Na habitual "visita da Festa", a minha mãe reparou na lapinha que voltei a fazer em cima da mesa de metro que também foi da minha avó e disse que lhe faltava a toalha branca de renda à ponta. Depois demorou-se um pouco a admirar o arranjo que fiz sobre a mesa grande. Aí, achou que devia ser outro o "centro" sobre o qual coloquei o arranjo: disse que ficaria melhor um centro com motivos natalícios, em vez do bordado simples que me ofereceu e que exibo com orgulho.
Prosseguindo a minuciosa apreciação, afinal bem característica das "visitas da Festa" (com a diferença de que em casas estranhas não se dizem as coisas com esta confiança), deteve então o olhar nos meus solitários antigos, menos solitários neste Natal graças aos sapatinhos com que os enfeitei. "Eu não brinco àqueles sapatinhos acolá, naquelas jarrinhas."
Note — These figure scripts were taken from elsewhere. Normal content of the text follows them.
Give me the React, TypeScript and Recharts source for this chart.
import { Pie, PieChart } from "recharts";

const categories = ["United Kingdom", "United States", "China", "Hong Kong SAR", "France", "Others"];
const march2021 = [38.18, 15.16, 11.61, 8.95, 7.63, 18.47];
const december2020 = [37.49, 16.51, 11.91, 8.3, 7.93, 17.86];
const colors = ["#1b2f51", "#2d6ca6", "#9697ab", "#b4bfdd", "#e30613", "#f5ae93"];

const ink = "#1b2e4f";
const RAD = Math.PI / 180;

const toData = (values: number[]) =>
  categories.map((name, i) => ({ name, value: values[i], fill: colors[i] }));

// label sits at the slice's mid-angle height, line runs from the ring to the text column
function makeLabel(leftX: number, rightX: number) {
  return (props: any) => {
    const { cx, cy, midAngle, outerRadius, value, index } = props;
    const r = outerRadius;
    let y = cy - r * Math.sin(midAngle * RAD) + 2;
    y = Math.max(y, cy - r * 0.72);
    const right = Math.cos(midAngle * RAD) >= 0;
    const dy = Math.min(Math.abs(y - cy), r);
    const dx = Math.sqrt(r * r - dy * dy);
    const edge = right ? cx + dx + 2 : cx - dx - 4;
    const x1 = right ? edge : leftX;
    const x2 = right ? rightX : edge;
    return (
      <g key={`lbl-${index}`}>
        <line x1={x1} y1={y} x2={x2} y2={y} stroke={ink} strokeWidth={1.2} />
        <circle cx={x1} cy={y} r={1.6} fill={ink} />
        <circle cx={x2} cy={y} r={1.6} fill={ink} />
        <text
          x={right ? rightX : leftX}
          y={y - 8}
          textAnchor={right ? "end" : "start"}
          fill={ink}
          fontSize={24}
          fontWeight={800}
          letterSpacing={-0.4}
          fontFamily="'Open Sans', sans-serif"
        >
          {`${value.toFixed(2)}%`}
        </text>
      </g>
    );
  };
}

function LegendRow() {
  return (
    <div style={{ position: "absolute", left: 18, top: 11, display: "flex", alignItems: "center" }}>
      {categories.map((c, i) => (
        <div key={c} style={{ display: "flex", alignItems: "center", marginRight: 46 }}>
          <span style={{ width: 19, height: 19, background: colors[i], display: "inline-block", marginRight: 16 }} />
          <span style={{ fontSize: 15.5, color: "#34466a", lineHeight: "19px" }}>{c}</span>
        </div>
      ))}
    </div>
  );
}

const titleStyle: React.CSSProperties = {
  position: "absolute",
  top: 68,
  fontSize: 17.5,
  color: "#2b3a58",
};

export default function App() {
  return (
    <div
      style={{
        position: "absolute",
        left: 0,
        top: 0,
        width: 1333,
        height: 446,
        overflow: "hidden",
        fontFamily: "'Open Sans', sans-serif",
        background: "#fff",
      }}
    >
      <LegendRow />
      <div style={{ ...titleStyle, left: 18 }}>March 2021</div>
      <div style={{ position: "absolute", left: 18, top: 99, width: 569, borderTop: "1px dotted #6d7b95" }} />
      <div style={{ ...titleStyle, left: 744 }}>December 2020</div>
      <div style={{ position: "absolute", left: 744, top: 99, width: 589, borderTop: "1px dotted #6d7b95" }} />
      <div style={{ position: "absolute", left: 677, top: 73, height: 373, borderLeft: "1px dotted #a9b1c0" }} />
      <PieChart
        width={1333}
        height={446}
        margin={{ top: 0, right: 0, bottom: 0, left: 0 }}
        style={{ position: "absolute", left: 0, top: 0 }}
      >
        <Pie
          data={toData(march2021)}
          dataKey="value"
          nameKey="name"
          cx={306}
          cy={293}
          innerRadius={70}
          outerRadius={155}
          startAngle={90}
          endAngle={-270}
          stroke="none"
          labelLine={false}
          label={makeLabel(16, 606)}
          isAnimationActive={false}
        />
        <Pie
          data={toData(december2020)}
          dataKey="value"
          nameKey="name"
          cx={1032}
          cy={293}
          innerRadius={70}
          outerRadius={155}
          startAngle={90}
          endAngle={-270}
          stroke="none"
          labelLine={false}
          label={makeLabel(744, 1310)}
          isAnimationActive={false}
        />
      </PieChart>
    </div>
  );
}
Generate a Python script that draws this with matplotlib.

Sorriu. "Eu não brinco àqueles sapatinhos." Continuou com a explicação, desta vez sem eu ter perguntado, adivinhando já o meu interessa por mais uma expressão que não faz parte do meu vocabulário. "Quando se estava todas em casa (ou seja, quando ainda eram solteiras), dizia-se "eu não brinco" quando não se gostava de uma coisa. Registei mentalmente a expressão. Estando ocupada a preparar o jantar não fiz mais perguntas, mas lembro-me de ter pensado nos inúmeros jogos a que se brincava antigamente, arranjando uma súbita lógica para a expressão da minha mãe. Mas eu brinco e os sapatinhos continuam a enfeitar os velhos solitários da minha avó que guardo com tanta estimação.